**What this task involves:** Reproduce exactly the lines below, from the first one through the line containing "(t2) at (1017.5,28)", and omit any pictures.

**Material:**
((
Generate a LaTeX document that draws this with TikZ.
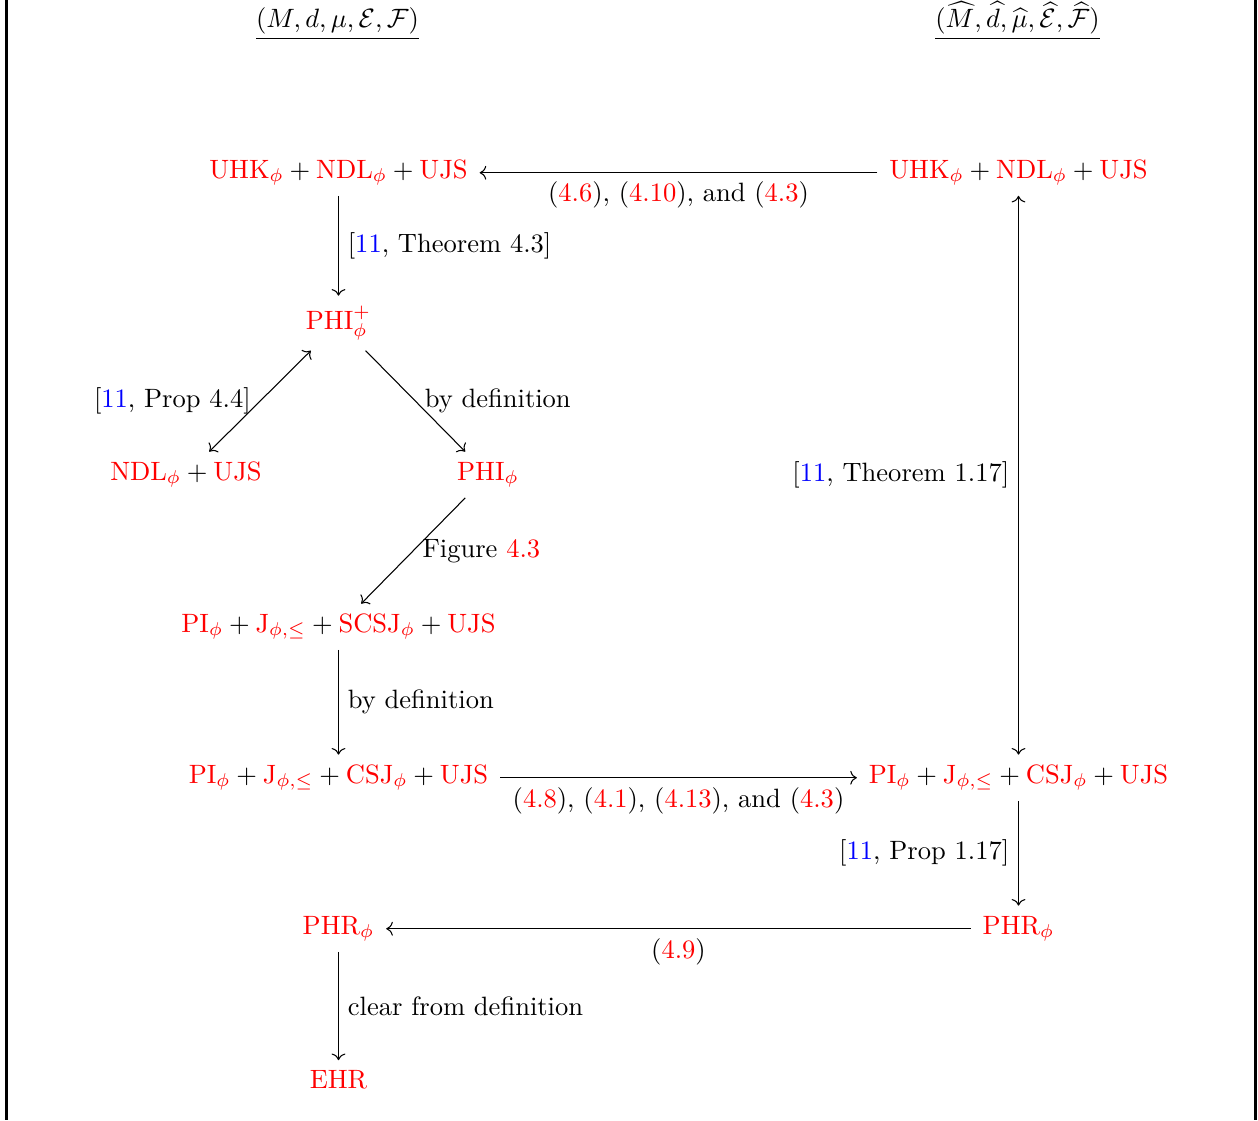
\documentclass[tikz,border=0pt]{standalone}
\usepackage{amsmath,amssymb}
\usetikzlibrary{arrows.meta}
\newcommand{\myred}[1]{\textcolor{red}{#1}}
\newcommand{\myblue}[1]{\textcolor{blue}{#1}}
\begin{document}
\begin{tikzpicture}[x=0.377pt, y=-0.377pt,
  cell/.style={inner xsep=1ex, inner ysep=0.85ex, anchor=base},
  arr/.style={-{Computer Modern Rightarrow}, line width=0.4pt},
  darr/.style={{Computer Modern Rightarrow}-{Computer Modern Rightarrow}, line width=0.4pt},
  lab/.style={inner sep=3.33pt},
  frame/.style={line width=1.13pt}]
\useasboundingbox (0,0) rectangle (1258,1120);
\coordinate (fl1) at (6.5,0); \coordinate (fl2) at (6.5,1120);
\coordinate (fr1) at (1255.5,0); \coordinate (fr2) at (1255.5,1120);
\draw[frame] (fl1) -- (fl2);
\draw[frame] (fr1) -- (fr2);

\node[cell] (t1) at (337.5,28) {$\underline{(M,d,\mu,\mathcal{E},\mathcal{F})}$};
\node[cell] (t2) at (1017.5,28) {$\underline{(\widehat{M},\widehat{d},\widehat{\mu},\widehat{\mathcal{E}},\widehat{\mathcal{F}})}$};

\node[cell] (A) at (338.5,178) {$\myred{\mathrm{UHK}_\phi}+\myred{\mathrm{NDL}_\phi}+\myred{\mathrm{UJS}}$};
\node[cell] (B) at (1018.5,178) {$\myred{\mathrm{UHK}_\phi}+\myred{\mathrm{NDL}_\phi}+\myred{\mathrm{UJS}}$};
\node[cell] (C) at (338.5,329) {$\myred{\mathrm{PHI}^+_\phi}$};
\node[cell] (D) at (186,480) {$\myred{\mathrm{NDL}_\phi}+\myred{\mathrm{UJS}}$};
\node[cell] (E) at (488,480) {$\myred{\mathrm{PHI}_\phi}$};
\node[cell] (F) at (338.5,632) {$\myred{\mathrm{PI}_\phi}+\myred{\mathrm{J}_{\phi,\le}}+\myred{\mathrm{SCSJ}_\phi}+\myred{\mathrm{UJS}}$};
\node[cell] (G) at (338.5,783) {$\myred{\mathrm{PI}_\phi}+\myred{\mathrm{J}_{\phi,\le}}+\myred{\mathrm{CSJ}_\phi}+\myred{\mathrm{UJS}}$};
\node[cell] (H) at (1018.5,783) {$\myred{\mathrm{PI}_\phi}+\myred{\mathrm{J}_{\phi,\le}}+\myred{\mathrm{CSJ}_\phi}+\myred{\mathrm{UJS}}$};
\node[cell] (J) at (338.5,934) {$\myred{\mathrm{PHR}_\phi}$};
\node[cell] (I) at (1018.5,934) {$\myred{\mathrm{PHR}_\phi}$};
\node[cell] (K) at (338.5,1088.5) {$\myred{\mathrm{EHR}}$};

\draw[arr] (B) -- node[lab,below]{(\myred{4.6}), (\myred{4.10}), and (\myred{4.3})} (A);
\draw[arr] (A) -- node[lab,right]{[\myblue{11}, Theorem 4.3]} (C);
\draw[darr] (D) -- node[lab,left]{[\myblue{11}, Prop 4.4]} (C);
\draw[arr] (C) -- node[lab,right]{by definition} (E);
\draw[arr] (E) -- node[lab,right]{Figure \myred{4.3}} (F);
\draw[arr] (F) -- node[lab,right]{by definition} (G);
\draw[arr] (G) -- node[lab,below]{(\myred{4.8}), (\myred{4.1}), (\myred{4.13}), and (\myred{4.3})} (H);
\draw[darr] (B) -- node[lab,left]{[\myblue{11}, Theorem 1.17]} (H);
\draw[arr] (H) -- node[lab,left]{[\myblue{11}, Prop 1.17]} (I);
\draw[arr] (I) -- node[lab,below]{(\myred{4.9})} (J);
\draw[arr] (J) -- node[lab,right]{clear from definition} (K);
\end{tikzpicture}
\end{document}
))
**Exercise response:**
Generate a LaTeX document that draws this with TikZ.
\documentclass[tikz,border=0pt]{standalone}
\usepackage{amsmath,amssymb}
\usetikzlibrary{arrows.meta}
\newcommand{\myred}[1]{\textcolor{red}{#1}}
\newcommand{\myblue}[1]{\textcolor{blue}{#1}}
\begin{document}
\begin{tikzpicture}[x=0.377pt, y=-0.377pt,
  cell/.style={inner xsep=1ex, inner ysep=0.85ex, anchor=base},
  arr/.style={-{Computer Modern Rightarrow}, line width=0.4pt},
  darr/.style={{Computer Modern Rightarrow}-{Computer Modern Rightarrow}, line width=0.4pt},
  lab/.style={inner sep=3.33pt},
  frame/.style={line width=1.13pt}]
\useasboundingbox (0,0) rectangle (1258,1120);
\coordinate (fl1) at (6.5,0); \coordinate (fl2) at (6.5,1120);
\coordinate (fr1) at (1255.5,0); \coordinate (fr2) at (1255.5,1120);
\draw[frame] (fl1) -- (fl2);
\draw[frame] (fr1) -- (fr2);

\node[cell] (t1) at (337.5,28) {$\underline{(M,d,\mu,\mathcal{E},\mathcal{F})}$};
\node[cell] (t2) at (1017.5,28) {$\underline{(\widehat{M},\widehat{d},\widehat{\mu},\widehat{\mathcal{E}},\widehat{\mathcal{F}})}$};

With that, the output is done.